= The exercise =
Go through the records and copy each line where the word "this" occurs.

______

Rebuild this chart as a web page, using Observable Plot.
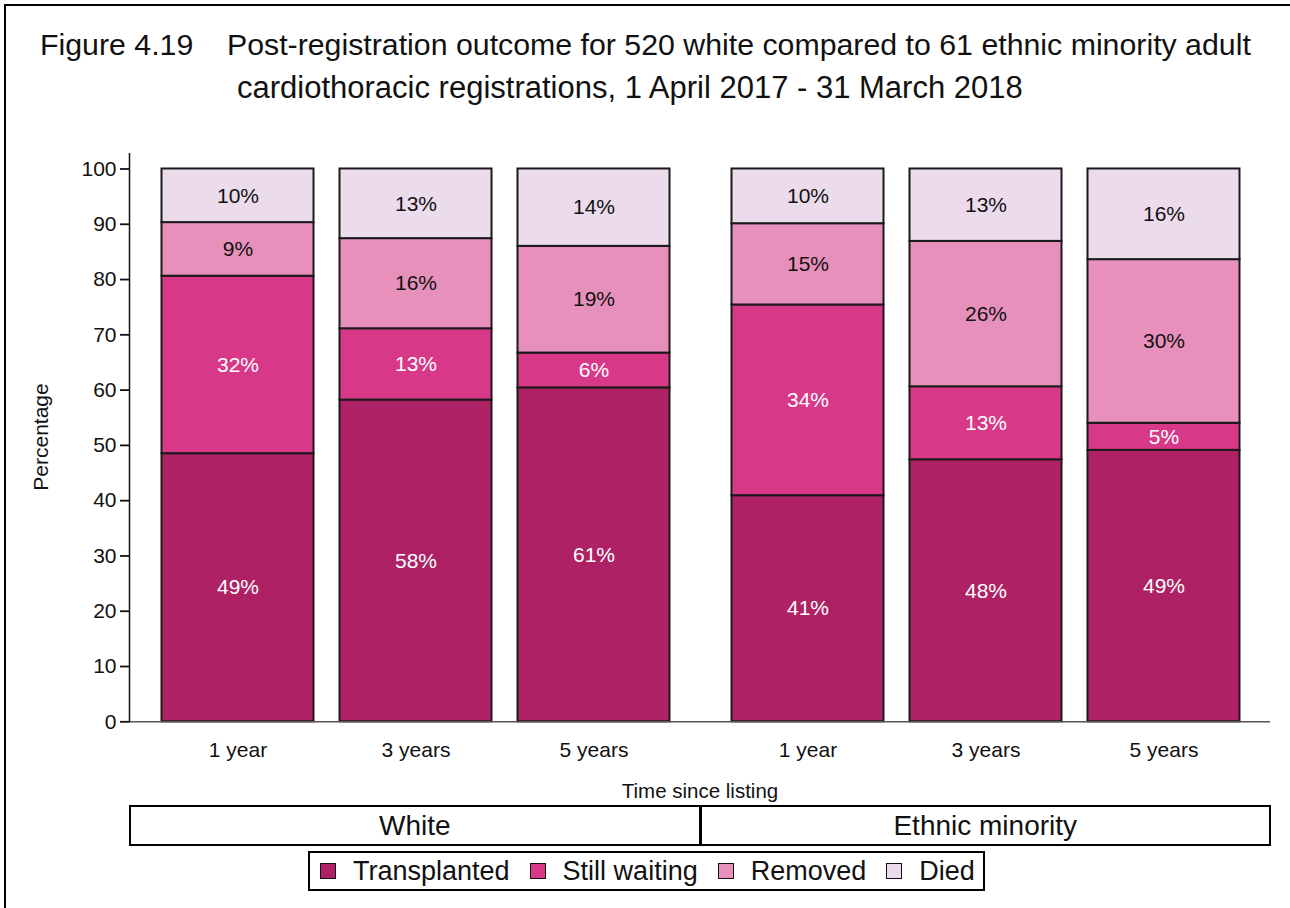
<!DOCTYPE html>
<html>
<head>
<meta charset="utf-8">
<script src="https://cdn.jsdelivr.net/npm/d3@7"></script>
<script src="https://cdn.jsdelivr.net/npm/@observablehq/plot@0.6"></script>
<style>
  html, body { margin: 0; padding: 0; background: #fff; }
  body { font-family: "Liberation Sans", Arial, sans-serif; color: #111; }
  #wrap { position: relative; width: 1290px; height: 908px; overflow: hidden; background: #fff; }
  #frame { position: absolute; left: 4px; top: 4px; width: 1400px; height: 1000px;
           border-left: 2px solid #000; border-top: 2px solid #000; box-sizing: border-box; }
  #chart { position: absolute; left: 0; top: 0; }
  .t { position: absolute; white-space: pre; line-height: 1; }
  #ylabel { position: absolute; left: 40px; top: 437px; font-size: 21px; line-height: 1;
            transform: translate(-50%, -50%) rotate(-90deg); white-space: nowrap; }
  #groups { position: absolute; left: 129px; top: 805px; width: 1142px; height: 41px;
            border: 2px solid #000; box-sizing: border-box; display: flex; }
  #groups div { flex: 1; text-align: center; font-size: 28px; line-height: 37px; }
  #groups div + div { border-left: 3px solid #000; }
  #legend { position: absolute; left: 308px; top: 851px; height: 40px; box-sizing: border-box;
            border: 2px solid #000; display: flex; align-items: center; padding: 0 8px 0 10px;
            font-size: 27px; }
  .item { display: flex; align-items: center; margin-right: 20px; }
  .item:last-child { margin-right: 0; }
  .sw { width: 14px; height: 14px; border: 1.5px solid #111; margin-right: 17px; }
</style>
</head>
<body>
<div id="wrap">
  <div id="frame"></div>
  <div id="chart"></div>
  <div class="t" id="title1" style="left:40px; top:29.6px; font-size:30.3px;">Figure 4.19    Post-registration outcome for 520 white compared to 61 ethnic minority adult</div>
  <div class="t" id="title2" style="left:237px; top:72.2px; font-size:31px;">cardiothoracic registrations, 1 April 2017 - 31 March 2018</div>
  <div id="ylabel">Percentage</div>
  <div class="t" id="xlabel" style="left:500px; width:400px; text-align:center; top:781px; font-size:20.5px;">Time since listing</div>
  <div id="groups"></div>
  <div id="legend"></div>
</div>
<script>
// ---- data ----
const groups = ["White", "Ethnic minority"];
const times = ["1 year", "3 years", "5 years"];
const outcomes = ["Transplanted", "Still waiting", "Removed", "Died"];

// percentages per bar, order: White 1y, 3y, 5y, Ethnic minority 1y, 3y, 5y
const transplanted = [48.5, 58.2, 60.4, 40.9, 47.4, 49.1];
const stillWaiting = [32.1, 12.9, 6.3, 34.5, 13.2, 4.9];
const removed      = [9.7, 16.3, 19.3, 14.7, 26.3, 29.6];
const died         = [9.7, 12.6, 14.0, 9.9, 13.1, 16.4];

// printed labels (%)
const transplantedLabels = [49, 58, 61, 41, 48, 49];
const stillWaitingLabels = [32, 13, 6, 34, 13, 5];
const removedLabels      = [9, 16, 19, 15, 26, 30];
const diedLabels         = [10, 13, 14, 10, 13, 16];

const yTicks = [0, 10, 20, 30, 40, 50, 60, 70, 80, 90, 100];

// ---- styles ----
const barColors = ["#ae2265", "#d83888", "#e790bb", "#ebdbeb"];
const whiteLabelOutcomes = new Set(["Transplanted", "Still waiting"]);

// ---- table ----
const seriesValues = [transplanted, stillWaiting, removed, died];
const seriesLabels = [transplantedLabels, stillWaitingLabels, removedLabels, diedLabels];
const rows = [];
groups.forEach((g, gi) => {
  times.forEach((t, ti) => {
    const i = gi * times.length + ti;
    outcomes.forEach((o, oi) => {
      rows.push({group: g, time: t, outcome: o, value: seriesValues[oi][i], label: seriesLabels[oi][i] + "%"});
    });
  });
});

const H = 908;
const plot = Plot.plot({
  width: 1290,
  height: H,
  marginLeft: 129.5,
  marginRight: 19,
  marginTop: 153,
  marginBottom: H - 721.3,
  style: {fontFamily: "'Liberation Sans', Arial, sans-serif", fontSize: "21px", color: "#111", background: "transparent"},
  fx: {domain: groups, padding: 0, axis: null, label: null},
  x: {domain: times, paddingInner: 0.1466, paddingOuter: 0.17, tickSize: 0, tickPadding: 20, label: null},
  y: {domain: [0, 102.8], ticks: yTicks, tickSize: 10, tickPadding: 4, label: null},
  color: {domain: outcomes, range: barColors},
  marks: [
    Plot.barY(rows, {fx: "group", x: "time", y: "value", z: "outcome", fill: "outcome",
                     stroke: "#1a1a1a", strokeWidth: 2, inset: 0}),
    Plot.text(rows, Plot.stackY({fx: "group", x: "time", y: "value", z: "outcome",
                     text: d => whiteLabelOutcomes.has(d.outcome) ? d.label : "",
                     fill: "#ffffff", fontSize: 21})),
    Plot.text(rows, Plot.stackY({fx: "group", x: "time", y: "value", z: "outcome",
                     text: d => whiteLabelOutcomes.has(d.outcome) ? "" : d.label,
                     fill: "#111111", fontSize: 21})),
    Plot.ruleY([0], {stroke: "#555", strokeWidth: 1.5})
  ]
});
document.getElementById("chart").appendChild(plot);

// y-axis line through the plot's own y scale
const ys = plot.scale("y");
d3.select(plot).append("line")
  .attr("x1", 129.5).attr("x2", 129.5)
  .attr("y1", ys.apply(102.8)).attr("y2", ys.apply(0))
  .attr("stroke", "#111").attr("stroke-width", 1.5);
d3.select(plot).selectAll("[aria-label='y-axis tick'] path, [aria-label='y-axis'] path")
  .attr("stroke-width", 1.8);

// group boxes
const gbox = document.getElementById("groups");
groups.forEach(g => { const d = document.createElement("div"); d.textContent = g; gbox.appendChild(d); });

// legend
const leg = document.getElementById("legend");
outcomes.forEach((o, i) => {
  const it = document.createElement("div"); it.className = "item";
  const sw = document.createElement("div"); sw.className = "sw"; sw.style.background = barColors[i];
  const tx = document.createElement("span"); tx.textContent = o;
  it.appendChild(sw); it.appendChild(tx); leg.appendChild(it);
});
</script>
</body>
</html>
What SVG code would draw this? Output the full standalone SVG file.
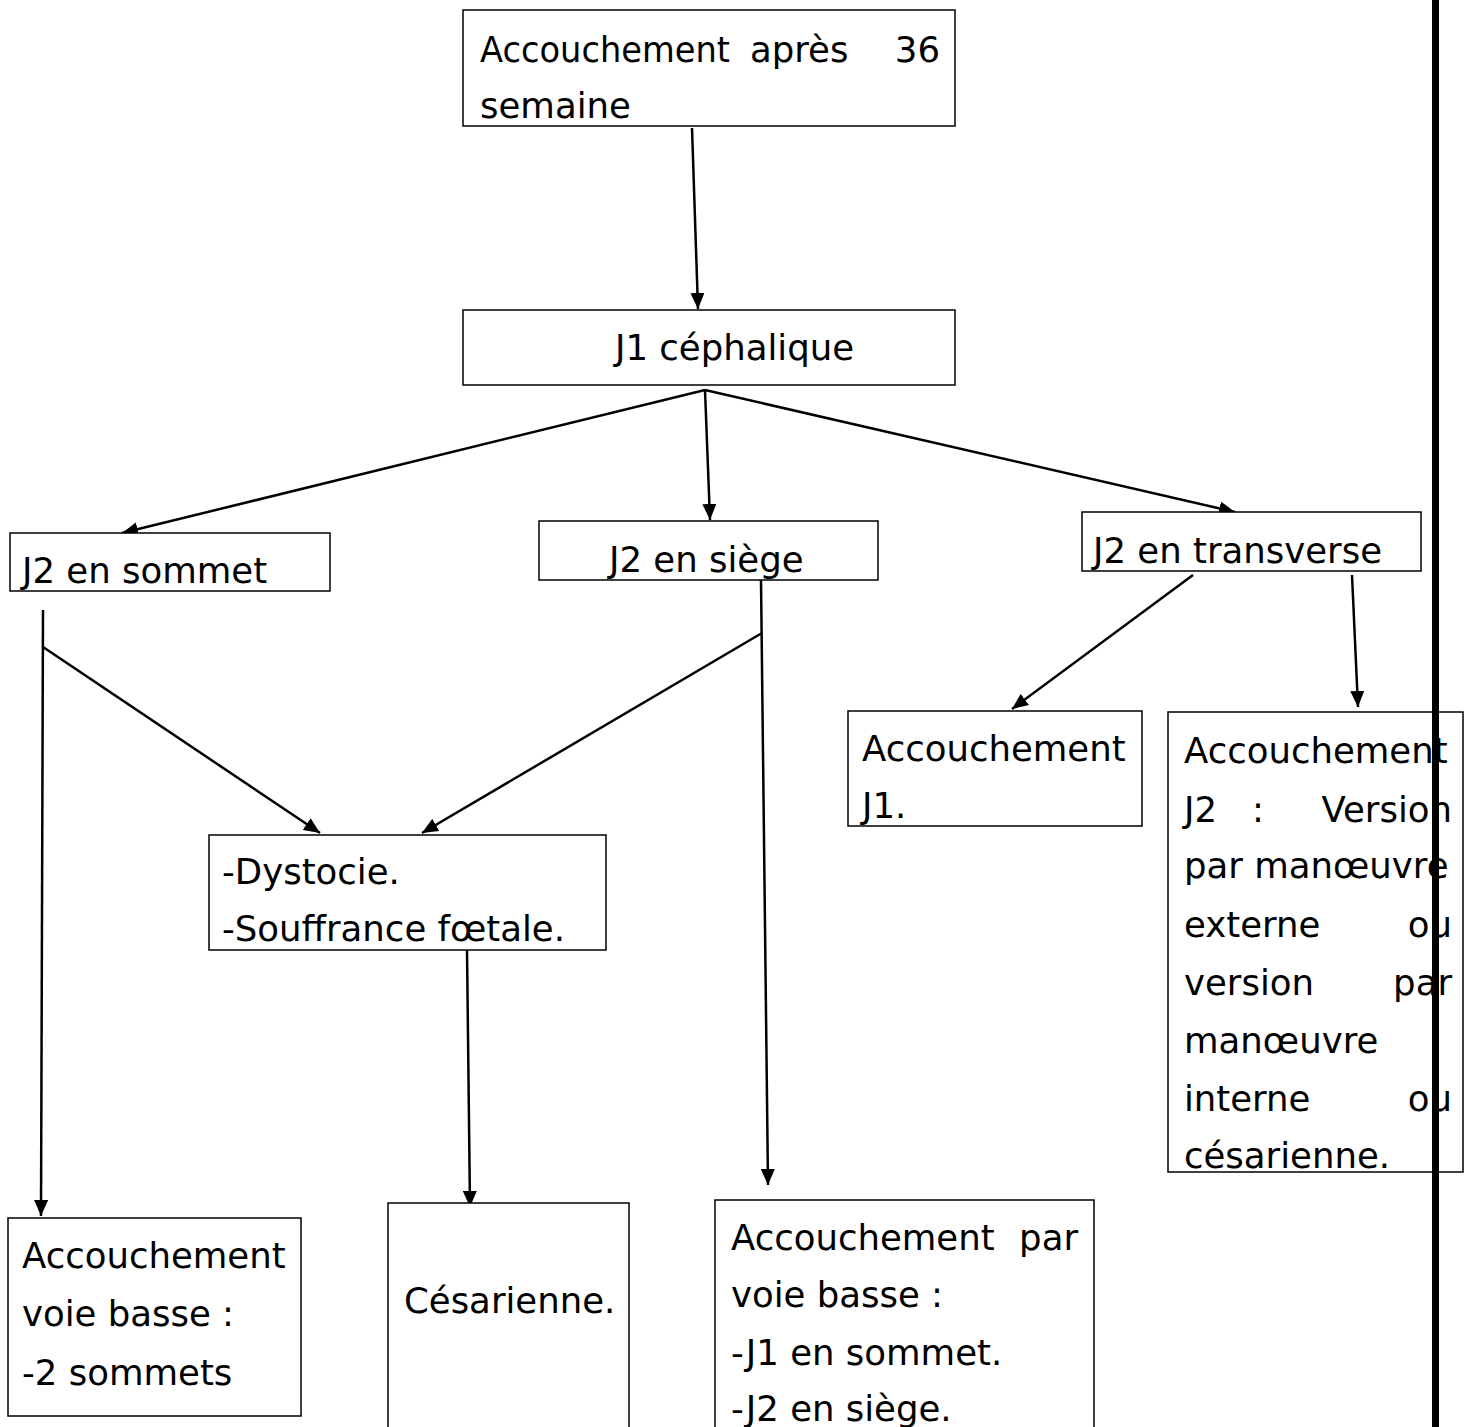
<svg xmlns="http://www.w3.org/2000/svg" width="1467" height="1427" viewBox="0 0 1467 1427">
<style>
.box{fill:#fff;stroke:#000;stroke-width:1.5}
.t{font-family:"DejaVu Sans","Liberation Sans",sans-serif;font-size:35.5px;fill:#000}
.e{text-anchor:end}
.c{stroke:#000;stroke-width:2.5;fill:none}
</style>
<defs>
<marker id="ah" markerUnits="userSpaceOnUse" markerWidth="16" markerHeight="14" viewBox="0 0 16 14" refX="16" refY="7" orient="auto">
<path d="M0,0 L16,7 L0,14 z" fill="#000"/>
</marker>
</defs>
<rect width="1467" height="1427" fill="#fff"/>
<g id="connectors">
<line class="c" x1="692" y1="128" x2="698" y2="309" marker-end="url(#ah)"/>
<line class="c" x1="705" y1="390" x2="122" y2="533" marker-end="url(#ah)"/>
<line class="c" x1="705" y1="390" x2="710" y2="520" marker-end="url(#ah)"/>
<line class="c" x1="705" y1="390" x2="1235" y2="512" marker-end="url(#ah)"/>
<line class="c" x1="43" y1="610" x2="41" y2="1216" marker-end="url(#ah)"/>
<line class="c" x1="43" y1="647" x2="320" y2="833" marker-end="url(#ah)"/>
<line class="c" x1="761" y1="580" x2="768" y2="1185" marker-end="url(#ah)"/>
<line class="c" x1="762" y1="633" x2="422" y2="833" marker-end="url(#ah)"/>
<line class="c" x1="467" y1="950" x2="470" y2="1207" marker-end="url(#ah)"/>
<line class="c" x1="1193" y1="575" x2="1012" y2="709" marker-end="url(#ah)"/>
<line class="c" x1="1352" y1="575" x2="1358" y2="707" marker-end="url(#ah)"/>
</g>
<g id="n1">
<rect class="box" x="463" y="10" width="492" height="116"/>
<text class="t" x="480" y="62" textLength="250" lengthAdjust="spacingAndGlyphs">Accouchement</text>
<text class="t" x="750" y="62">après</text>
<text class="t e" x="940" y="62">36</text>
<text class="t" x="480" y="118">semaine</text>
</g>
<g id="n2">
<rect class="box" x="463" y="310" width="492" height="75"/>
<text class="t" x="615" y="360">J1 céphalique</text>
</g>
<g id="n3">
<rect class="box" x="10" y="533" width="320" height="58"/>
<text class="t" x="22" y="583">J2 en sommet</text>
</g>
<g id="n4">
<rect class="box" x="539" y="521" width="339" height="59"/>
<text class="t" x="609" y="572">J2 en siège</text>
</g>
<g id="n5">
<rect class="box" x="1082" y="512" width="339" height="59"/>
<text class="t" x="1093" y="563">J2 en transverse</text>
</g>
<g id="n6">
<rect class="box" x="209" y="835" width="397" height="115"/>
<text class="t" x="222" y="884">-Dystocie.</text>
<text class="t" x="222" y="941">-Souffrance fœtale.</text>
</g>
<g id="n7">
<rect class="box" x="848" y="711" width="294" height="115"/>
<text class="t" x="862" y="761">Accouchement</text>
<text class="t" x="862" y="818">J1.</text>
</g>
<g id="n8">
<rect class="box" x="1168" y="712" width="295" height="460"/>
<text class="t" x="1184" y="763">Accouchement</text>
<text class="t" x="1184" y="822">J2</text>
<text class="t" x="1252" y="822">:</text>
<text class="t e" x="1452" y="822">Version</text>
<text class="t" x="1184" y="878">par manœuvre</text>
<text class="t" x="1184" y="937">externe</text>
<text class="t e" x="1452" y="937">ou</text>
<text class="t" x="1184" y="995">version</text>
<text class="t e" x="1452" y="995">par</text>
<text class="t" x="1184" y="1053">manœuvre</text>
<text class="t" x="1184" y="1111">interne</text>
<text class="t e" x="1452" y="1111">ou</text>
<text class="t" x="1184" y="1168">césarienne.</text>
</g>
<g id="n9">
<rect class="box" x="8" y="1218" width="293" height="198"/>
<text class="t" x="22" y="1268">Accouchement</text>
<text class="t" x="22" y="1326">voie basse :</text>
<text class="t" x="22" y="1385">-2 sommets</text>
</g>
<g id="n10">
<path class="box" d="M388,1430 V1203 H629 V1430"/>
<text class="t" x="404" y="1313">Césarienne.</text>
</g>
<g id="n11">
<path class="box" d="M715,1430 V1200 H1094 V1430"/>
<text class="t" x="731" y="1250">Accouchement</text>
<text class="t e" x="1078" y="1250">par</text>
<text class="t" x="731" y="1307">voie basse :</text>
<text class="t" x="731" y="1365">-J1 en sommet.</text>
<text class="t" x="731" y="1421">-J2 en siège.</text>
</g>
<rect x="1432" y="0" width="7" height="1427" fill="#000"/>
</svg>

______

= Answer to the problem =
Rebuild this chart as a web page, using Observable Plot.
What SVG code would draw this? Output the full standalone SVG file.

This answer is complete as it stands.